I can’t hold a candle to the bad advice given in this thread. Worst advice I got was when I asked a friend of my parents which language to study in college - German or Russian. She had studied both. I asked which one is harder? “Oh, they’re about the same.” My experiences almost learning Rooski Yaziik are cataloged in this [post=10593523]post[/post]. :smack: :smack: :smack:
That sounds like decent advice to me, provided you 1) have an interest in China, 2) don’t have obligations that require you to remain in the US (or wherever you live now) and 3) don’t get a job in your field soon after completing your graduate degree.
If this is how you feel, I sincerely hope you don’t own any pets. While I can’t compare the love of a pet to the love of a child because I don’t have children, I love my cats and they love me.
I’ve lost two cats in the last year, but it certainly doesn’t compare to how I felt when I lost my mother. To say such a thing is insensitive beyond belief.
A former co-worker suggested on multiple occasions - both during and after the time we worked together - that I, as a practicing Jewish person, would find fulfilment by joining Jews for Jesus. No amount of explaining that J4J is a Christian organization could dispel this notion.
awright! out-n-out hostility! no passive/aggressive stuff THERE…of course, your dad should have taken up for you & seriously reconsidered his commitment to such a person. If not, cut ties with them. Don’t get together for holidays. Don’t call on birthdays. Don’t expect anything from them at all. Obviously your survival is more important than trying to have a decent relationship that just isn’t there. My psychiatrist said of my mother(who he’d met), “I hope you’re not looking for any validation there, because there is none. It’s like sucking on a dry tit.”
The psychology is what is relevant here, not which creature requires more responsibility or risk to love. A human being feels how a human being feels. As I stated before, yes, there are those who for whatever reason, can only (or mostly) feel love for their pets. I don’t know why, but from what I’ve seen and read, things like trust issues and so on. Who knows? But you’re questioning the intensity of their feelings as if you know what they truly feel inside. You don’t. Know one can, but you can see the evidence in how they behave.
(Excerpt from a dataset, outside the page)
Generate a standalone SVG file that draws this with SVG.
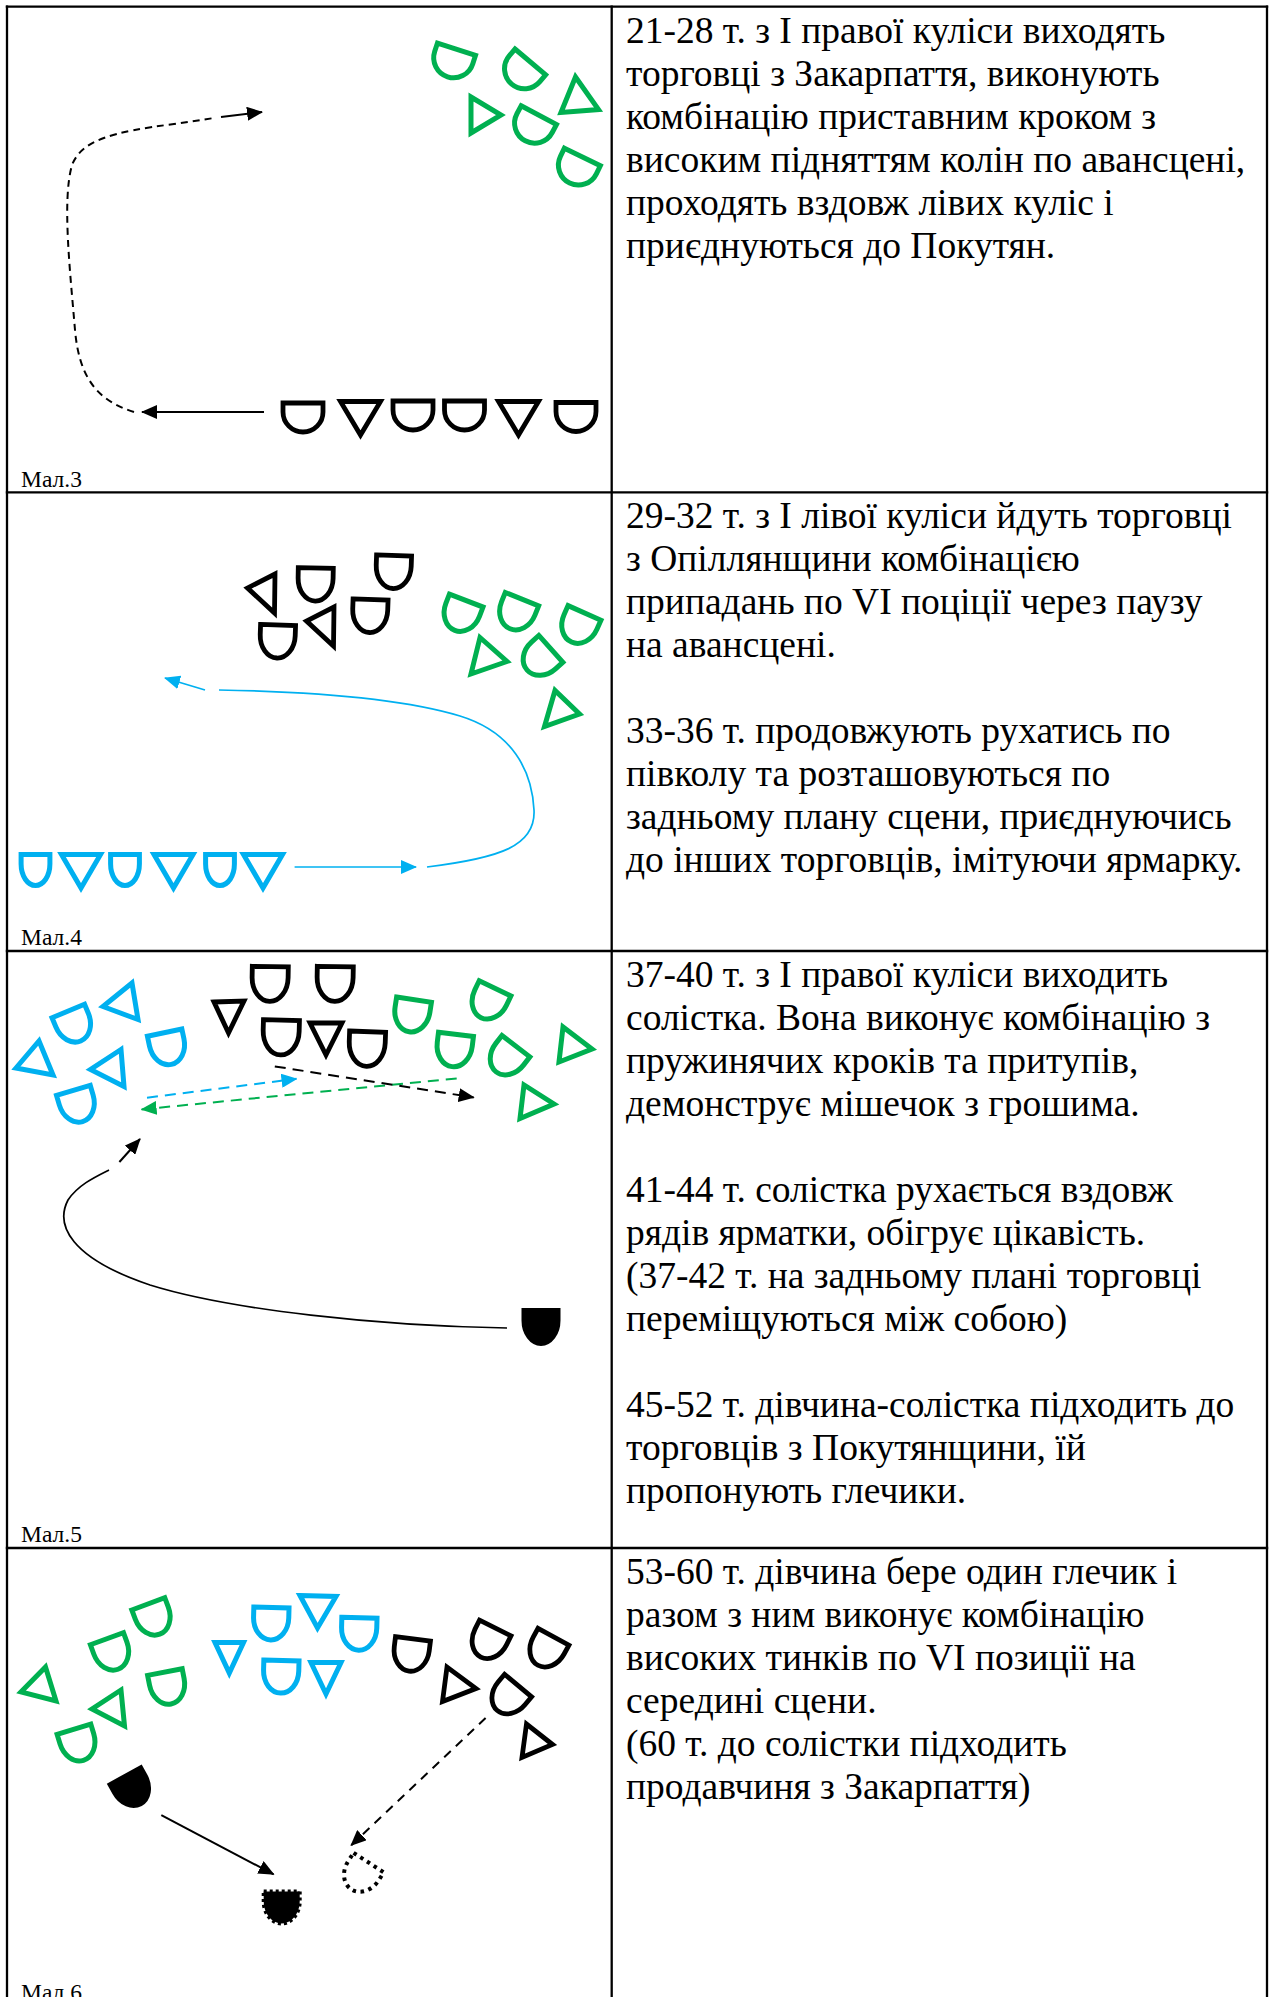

Comparing the two doesn’t mock anything. Just because person A feels X units of love and loss when their loved one dies doesn’t preclude person B from **feeling **exactly the same units of love and loss when their pet dies. Whether or not it’s “wrong” or impossible, or not “dangerous” (really now?), or whatever according to YOU, doesn’t change how person B’s actual emotions work. And it doesn’t demean or cheapen person A’s loss.
Human emotions themselves are complicated, risky and fraught with failure. It’s not the object of the affections that make them this way. It’s quite possible for a human to transfer strong emotions to a pet (that arguably and according to you), more correctly belong on another human.
Yeah, that’s kind of why this is just a borderline example for this thread. It was just that I put a lot of effort (and money) into learning accounting and though I like China and all, I wasn’t going to waste my education for $10 an hour teaching children their ABCs for the benefit of a rich school boss.
I’ve learnt from experience to never tell a Christian you have Jewish ancestry, no matter how remote.
Many of them care more about getting Jews to abandon their religion than to get atheists to accept theirs. :dubious:
Trust me, there are plenty of Christians who are OK with someone being Jewish, but not OK for someone to be anything except Christian or Jewish.
I’ve learned not to bring up my atheism IRL unless I can get away from the person quickly, if I need to.
ETA: Many Christians seem to think that atheists are Satanists. I’ve tried explaining that Satanists believe in a supernatural power, while atheists don’t. No good. What’s that old saying about using logic to convince someone from a viewpoint that he didn’t use logic to form?